** Start of Recorded information **

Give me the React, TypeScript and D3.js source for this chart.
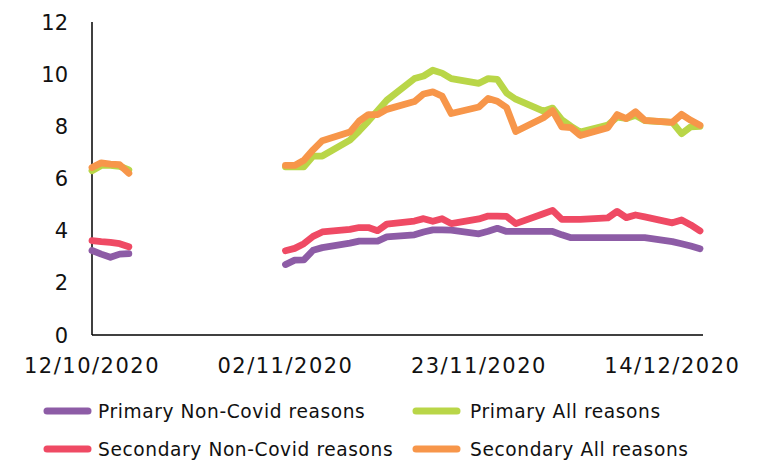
import React, { useEffect } from 'react';
import * as d3 from 'd3';

// school days only (weekends are joined, half term left as a gap)
const dates = [
  '12/10/2020', '13/10/2020', '14/10/2020', '15/10/2020', '16/10/2020', '19/10/2020',
  '02/11/2020', '03/11/2020', '04/11/2020', '05/11/2020', '06/11/2020',
  '09/11/2020', '10/11/2020', '11/11/2020', '12/11/2020', '13/11/2020',
  '16/11/2020', '17/11/2020', '18/11/2020', '19/11/2020', '20/11/2020',
  '23/11/2020', '24/11/2020', '25/11/2020', '26/11/2020', '27/11/2020',
  '30/11/2020', '01/12/2020', '02/12/2020', '03/12/2020', '04/12/2020',
  '07/12/2020', '08/12/2020', '09/12/2020', '10/12/2020', '11/12/2020',
  '14/12/2020', '15/12/2020', '16/12/2020', '17/12/2020',
];

const primaryNonCovid = [
  3.24, 3.1, 2.98, 3.1, 3.12, null,
  2.7, 2.87, 2.88, 3.25, 3.35,
  3.52, 3.6, 3.6, 3.6, 3.76,
  3.84, 3.95, 4.03, 4.03, 4.02,
  3.88, 3.98, 4.09, 3.97, 3.97,
  3.97, 3.97, 3.84, 3.73, 3.73,
  3.73, 3.73, 3.73, 3.73, 3.73,
  3.58, 3.5, 3.41, 3.31,
];

const primaryAll = [
  6.3, 6.5, 6.5, 6.47, 6.33, null,
  6.45, 6.45, 6.45, 6.86, 6.86,
  7.47, 7.82, 8.2, 8.6, 9.0,
  9.83, 9.93, 10.15, 10.04, 9.83,
  9.65, 9.83, 9.8, 9.28, 9.04,
  8.58, 8.7, 8.25, 8.0, 7.78,
  8.05, 8.35, 8.3, 8.42, 8.22,
  8.15, 7.72, 7.98, 8.0,
];

const secondaryNonCovid = [
  3.62, 3.58, 3.55, 3.5, 3.38, null,
  3.23, 3.32, 3.5, 3.78, 3.95,
  4.05, 4.12, 4.12, 4.0, 4.25,
  4.37, 4.46, 4.36, 4.46, 4.27,
  4.45, 4.56, 4.56, 4.55, 4.27,
  4.65, 4.78, 4.43, 4.43, 4.43,
  4.49, 4.74, 4.5, 4.6, 4.53,
  4.3, 4.41, 4.22, 3.99,
];

const secondaryAll = [
  6.42, 6.6, 6.55, 6.53, 6.2, null,
  6.5, 6.5, 6.7, 7.1, 7.45,
  7.78, 8.2, 8.45, 8.45, 8.65,
  8.95, 9.24, 9.32, 9.16, 8.49,
  8.74, 9.07, 8.96, 8.72, 7.8,
  8.33, 8.6, 7.98, 7.95, 7.65,
  7.95, 8.45, 8.3, 8.56, 8.23,
  8.15, 8.46, 8.23, 8.04,
];

const xTicks = ['12/10/2020', '02/11/2020', '23/11/2020', '14/12/2020'];
const yTicks = [0, 2, 4, 6, 8, 10, 12];

const series = [
  { name: 'Primary Non-Covid reasons', values: primaryNonCovid, color: '#8d5ca6' },
  { name: 'Primary All reasons', values: primaryAll, color: '#b9d648' },
  { name: 'Secondary Non-Covid reasons', values: secondaryNonCovid, color: '#ef4a64' },
  { name: 'Secondary All reasons', values: secondaryAll, color: '#f7964a' },
];

const parseDate = d3.timeParse('%d/%m/%Y');
const font = '"DejaVu Sans", sans-serif';

const App = () => {
  useEffect(() => {
    document.body.style.margin = '0';
  }, []);

  const x = d3.scaleTime()
    .domain([parseDate('12/10/2020'), parseDate('17/12/2020')])
    .range([92, 700]);

  const y = d3.scaleLinear().domain([0, 12]).range([335, 22]);

  const line = d3.line<any>()
    .defined(d => d.v != null)
    .x(d => x(d.date))
    .y(d => y(d.v));

  // legend layout: two columns, two rows
  const legendPos = [
    { lx: 47, tx: 98, ly: 411 },
    { lx: 416, tx: 470, ly: 411 },
    { lx: 47, tx: 98, ly: 449 },
    { lx: 416, tx: 470, ly: 449 },
  ];

  return (
    <svg width={762} height={460} style={{ display: 'block' }}>
      <rect width={762} height={460} fill="#fff" />

      {/* axes */}
      <line x1={92} x2={92} y1={y(12)} y2={y(0)} stroke="#000" strokeWidth={1.5} />
      <line x1={92} x2={703} y1={y(0)} y2={y(0)} stroke="#000" strokeWidth={1.5} />

      {yTicks.map(t => (
        <text key={t} x={68} y={y(t)} dy="0.36em" textAnchor="end"
          fontFamily={font} fontSize={21} fill="#111">{t}</text>
      ))}

      {xTicks.map(t => (
        <text key={t} x={x(parseDate(t))} y={373} textAnchor="middle"
          fontFamily={font} fontSize={21} letterSpacing={1.5} fill="#111">{t}</text>
      ))}

      {series.map(s => {
        const pts = dates.map((d, i) => ({ date: parseDate(d), v: s.values[i] }));
        return (
          <path key={s.name} d={line(pts)} fill="none" stroke={s.color}
            strokeWidth={6.8} strokeLinejoin="round" strokeLinecap="round" />
        );
      })}

      {series.map((s, i) => {
        const { lx, tx, ly } = legendPos[i];
        return (
          <g key={s.name}>
            <line x1={lx} x2={lx + 41} y1={ly} y2={ly} stroke={s.color}
              strokeWidth={7} strokeLinecap="round" />
            <text x={tx} y={ly} dy="0.36em" fontFamily={font} fontSize={18.6}
              letterSpacing={0.6} fill="#111">{s.name}</text>
          </g>
        );
      })}
    </svg>
  );
};

export default App;
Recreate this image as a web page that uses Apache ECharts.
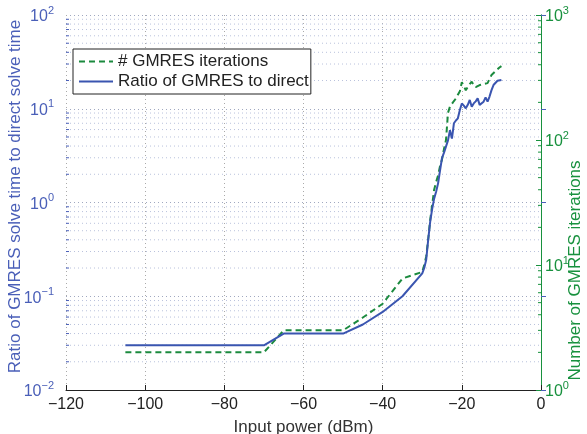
<!DOCTYPE html>
<html><head><meta charset="utf-8">
<script src="https://cdn.jsdelivr.net/npm/echarts@6/dist/echarts.min.js"></script>
<style>html,body{margin:0;padding:0;background:#fff}#c{width:587px;height:434px}</style>
</head><body><div id="c"></div>
<script>
// x values (dBm)
var xPower = [-105,-100,-95,-90,-85,-80,-75,-70,-65,-60,-55,-50,-45,-40,-35,-30,
  -29.5,-29,-28.5,-28,-27.5,-27,-26.5,-26,-25.5,-25,-24.5,-24,-23.5,-23,-22.5,-22,
  -21.5,-21,-20.5,-20,-19.5,-19,-18.5,-18,-17.5,-17,-16.5,-16,-15.5,-15,-14.5,-14,
  -13.5,-13,-12.5,-12,-11.5,-11,-10.5,-10];
// ratio of GMRES to direct solve time (left axis)
var ratio = [0.03,0.03,0.03,0.03,0.03,0.03,0.03,0.03,0.04,0.04,0.04,0.04,0.05,0.068,0.1,0.175,
  0.2,0.245,0.4,0.62,0.85,1.1,1.3,1.6,2.2,3.0,3.4,3.3,4.6,5.9,4.8,7.0,
  7.5,7.9,9.7,11.4,10.8,10.1,11.0,12.4,10.5,11.4,12.0,12.9,11.0,11.5,11.9,13.2,
  11.9,13.5,15.8,17.9,18.6,19.9,19.5,20.3];
// number of GMRES iterations (right axis)
var iters = [2,2,2,2,2,2,2,2,3,3,3,3,3.8,4.9,7.8,8.8,
  10,11.7,16,22.9,30,40,46,52,62,70,85,100,165,185,195,205,
  215,230,245,290,270,250,265,280,293,275,265,270,275,278,280,283,
  285,290,331,340,355,365,380,390];
var xTicks = [-120,-100,-80,-60,-40,-20,0];
var leftMinor = [];
[0.01,0.1,1,10].forEach(function(d){for(var k=2;k<=9;k++)leftMinor.push(+(d*k).toPrecision(3));});
var rightMinor = [];
[1,10,100].forEach(function(d){for(var k=2;k<=9;k++)rightMinor.push(d*k);});

var BLUE = '#3a55b0', GREEN = '#1b8a3e', BLUE_T = '#4a5fb8', GREEN_T = '#18913e';
var FONT = 'Liberation Sans, Arial, Helvetica, sans-serif';

function pow10Label(v){
  var e = Math.round(Math.log10(v));
  return '{b|10}{s|' + String(e).replace('-', '\u2212') + '}';
}
function minorTicks(axisIdx, vals, side, color){
  return {
    type: 'custom', yAxisIndex: axisIdx, silent: true, z: 3,
    data: vals.map(function(v){return [side === 'left' ? -120 : 0, v];}),
    renderItem: function(params, api){
      var p = api.coord([api.value(0), api.value(1)]);
      var dx = side === 'left' ? 3 : -3;
      return {type:'line', shape:{x1:p[0], y1:p[1], x2:p[0]+dx, y2:p[1]},
        style:{stroke: color, lineWidth: 1}};
    }
  };
}
function minorGrid(vals){
  return {
    type: 'custom', yAxisIndex: 0, silent: true, z: 1,
    data: vals.map(function(v){return [-120, v];}),
    renderItem: function(params, api){
      var p = api.coord([-120, api.value(1)]);
      var q = api.coord([0, api.value(1)]);
      return {type:'line', shape:{x1:p[0], y1:p[1], x2:q[0], y2:q[1]},
        style:{stroke:'#b9c2dc', lineWidth:1, lineDash:[1,3]}};
    }
  };
}

var chart = echarts.init(document.getElementById('c'), null, {renderer:'canvas'});
chart.setOption({
  animation: false,
  backgroundColor: '#fff',
  textStyle: {fontFamily: FONT},
  grid: {left: 66, right: 46, top: 15, bottom: 44, containLabel: false, outerBoundsMode: 'none'},
  legend: {
    data: ['# GMRES iterations', 'Ratio of GMRES to direct'],
    orient: 'vertical', left: 73, top: 49,
    borderColor: '#222', borderWidth: 1, backgroundColor: '#fff',
    padding: [4, 2, 4, 5], itemGap: 3, itemWidth: 34, itemHeight: 14,
    itemStyle: {opacity: 0},
    textStyle: {fontSize: 17, color: '#222', fontFamily: FONT}
  },
  xAxis: {
    type: 'value', min: -120, max: 0, interval: 20,
    axisLine: {onZero: false, lineStyle: {color: '#222', width: 1}},
    axisTick: {inside: true, length: 5, lineStyle: {color: '#222'}},
    axisLabel: {fontSize: 16, color: '#222', margin: 7,
      formatter: function(v){return String(v).replace('-', '\u2212');}},
    splitLine: {show: true, lineStyle: {color: '#aaaaaa', type: [1,3], width: 1}},
    name: 'Input power (dBm)', nameLocation: 'middle', nameGap: 29, nameMoveOverlap: false,
    nameTextStyle: {fontSize: 17, color: '#333'}
  },
  yAxis: [{
    type: 'log', logBase: 10, min: 0.01, max: 100, position: 'left',
    axisLine: {show: true, lineStyle: {color: BLUE_T, width: 1}},
    axisTick: {inside: true, length: 5, lineStyle: {color: BLUE_T}},
    axisLabel: {margin: 12, formatter: pow10Label, rich: {
      b: {fontSize: 16, color: BLUE_T, fontFamily: FONT, verticalAlign: 'bottom', lineHeight: 20},
      s: {fontSize: 11, color: BLUE_T, fontFamily: FONT, verticalAlign: 'top', lineHeight: 20}}},
    splitLine: {show: true, lineStyle: {color: '#a0a8c0', type: [1,3], width: 1}},
    name: 'Ratio of GMRES solve time to direct solve time', nameLocation: 'middle', nameGap: 42,
    nameMoveOverlap: false,
    nameTextStyle: {fontSize: 17, color: BLUE_T, padding: [0, 0, 0, 12]}
  }, {
    type: 'log', logBase: 10, min: 1, max: 1000, position: 'right',
    axisLine: {show: true, lineStyle: {color: GREEN_T, width: 1}},
    axisTick: {inside: true, length: 5, lineStyle: {color: GREEN_T}},
    axisLabel: {margin: 4, formatter: pow10Label, rich: {
      b: {fontSize: 16, color: GREEN_T, fontFamily: FONT, verticalAlign: 'bottom', lineHeight: 20},
      s: {fontSize: 11, color: GREEN_T, fontFamily: FONT, verticalAlign: 'top', lineHeight: 20}}},
    splitLine: {show: false},
    name: 'Number of GMRES iterations', nameLocation: 'middle', nameGap: 26,
    nameMoveOverlap: false, nameRotate: 90,
    nameTextStyle: {fontSize: 17, color: GREEN_T, padding: [0, 136, 0, 0]}
  }],
  series: [
    minorGrid(leftMinor),
    minorTicks(0, leftMinor, 'left', BLUE_T),
    minorTicks(1, rightMinor, 'right', GREEN_T),
    {
      name: '# GMRES iterations', type: 'line', yAxisIndex: 1, symbol: 'none', z: 5,
      data: xPower.map(function(x, i){return [x, iters[i]];}),
      lineStyle: {color: GREEN, width: 2, type: [6, 4]}, itemStyle: {color: GREEN}
    },
    {
      name: 'Ratio of GMRES to direct', type: 'line', yAxisIndex: 0, symbol: 'none', z: 6,
      data: xPower.map(function(x, i){return [x, ratio[i]];}),
      lineStyle: {color: BLUE, width: 2}, itemStyle: {color: BLUE}
    }
  ]
});
</script></body></html>
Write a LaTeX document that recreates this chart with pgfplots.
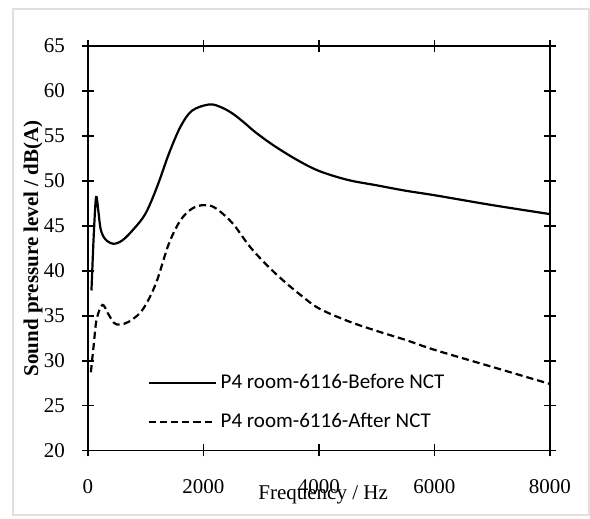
\documentclass[border=0pt]{standalone}
\usepackage{fontspec}
\setmainfont{Liberation Serif}
\newfontfamily\legfont{Carlito}
\usepackage{pgfplots}
\pgfplotsset{compat=1.18}

\pgfplotstableread{
f L
60 37.8
100 44.0
140 48.2
180 46.6
220 44.6
300 43.5
440 43.0
600 43.4
800 44.7
1000 46.4
1200 49.4
1400 53.0
1600 56.0
1800 57.8
2100 58.5
2300 58.2
2500 57.5
2700 56.5
2900 55.4
3200 54.0
3600 52.4
4000 51.1
4500 50.1
5000 49.5
5500 48.9
6000 48.4
7000 47.3
8000 46.3
}\before

\pgfplotstableread{
f L
50 28.7
100 31.8
150 34.6
250 36.2
350 35.2
450 34.2
550 34.0
700 34.3
900 35.3
1050 36.8
1200 39.0
1400 43.0
1600 45.6
1800 46.9
2000 47.3
2200 47.0
2500 45.3
2800 42.7
3100 40.6
3400 38.8
3700 37.2
4000 35.8
4500 34.4
5000 33.3
5500 32.3
6000 31.2
7000 29.3
8000 27.4
}\after

\begin{document}
\begin{tikzpicture}
\useasboundingbox (-44pt,-34.25pt) rectangle (251pt,225.25pt);
\draw[black!12,line width=1pt] (-37.5pt,-32.5pt) rectangle (250.5pt,220.5pt);
\begin{axis}[
  scale only axis,width=231pt,height=202.25pt,
  xmin=0,xmax=8000,ymin=20,ymax=65,
  xtick={0,2000,...,8000},ytick={20,25,...,65},
  scaled x ticks=false,
  /pgf/number format/assume math mode=true,
  /pgf/number format/set thousands separator={},
  tick label style={font=\fontsize{10.5}{12}\selectfont},
  axis line style={line width=0.9pt},
  tick style={black,line width=0.9pt},
  ytick align=center,xtick align=center,
  major tick length=6pt,
  yticklabel style={xshift=-5pt},
  xticklabel style={yshift=-8pt},
  xlabel={Frequency / Hz},
  xlabel style={font=\fontsize{10.5}{12}\selectfont,at={(axis description cs:0.509,-0.109)},anchor=center},
  ylabel={\bfseries Sound pressure level / dB(A)},
  ylabel style={font=\fontsize{10.5}{12}\selectfont,at={(axis description cs:-0.119,0.5)},anchor=center},
  legend style={draw=none,fill=none,at={(axis description cs:0.128,0.2)},anchor=north west,
    font=\legfont\fontsize{10.5}{12}\selectfont,row sep=7pt,inner sep=0pt},
  legend cell align=left,
  legend image code/.code={\draw[#1] (0pt,0pt) -- (33.5pt,0pt);},
  /tikz/every even column/.append style={column sep=3pt},
]
\addplot[black,line width=1.1pt,smooth,tension=0.55] table[x=f,y=L] {\before};
\addplot[black,line width=1.1pt,dash pattern=on 3.6pt off 2pt,smooth,tension=0.55] table[x=f,y=L] {\after};
\legend{P4 room-6116-Before NCT,P4 room-6116-After NCT}
\end{axis}
\end{tikzpicture}
\end{document}
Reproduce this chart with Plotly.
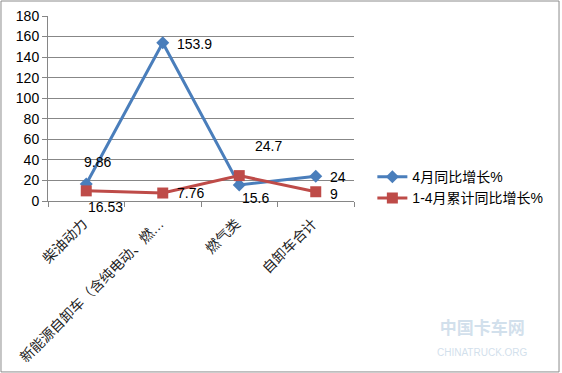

** End of Recorded information **

• Task statement: Set down the records above word for word, from the first line through the line containing "import * as d3 from 'd3';", both included; leave out the pictures.

• Result:
Give me the React, TypeScript and D3.js source for this chart.
import React, { useEffect } from 'react';
import * as d3 from 'd3';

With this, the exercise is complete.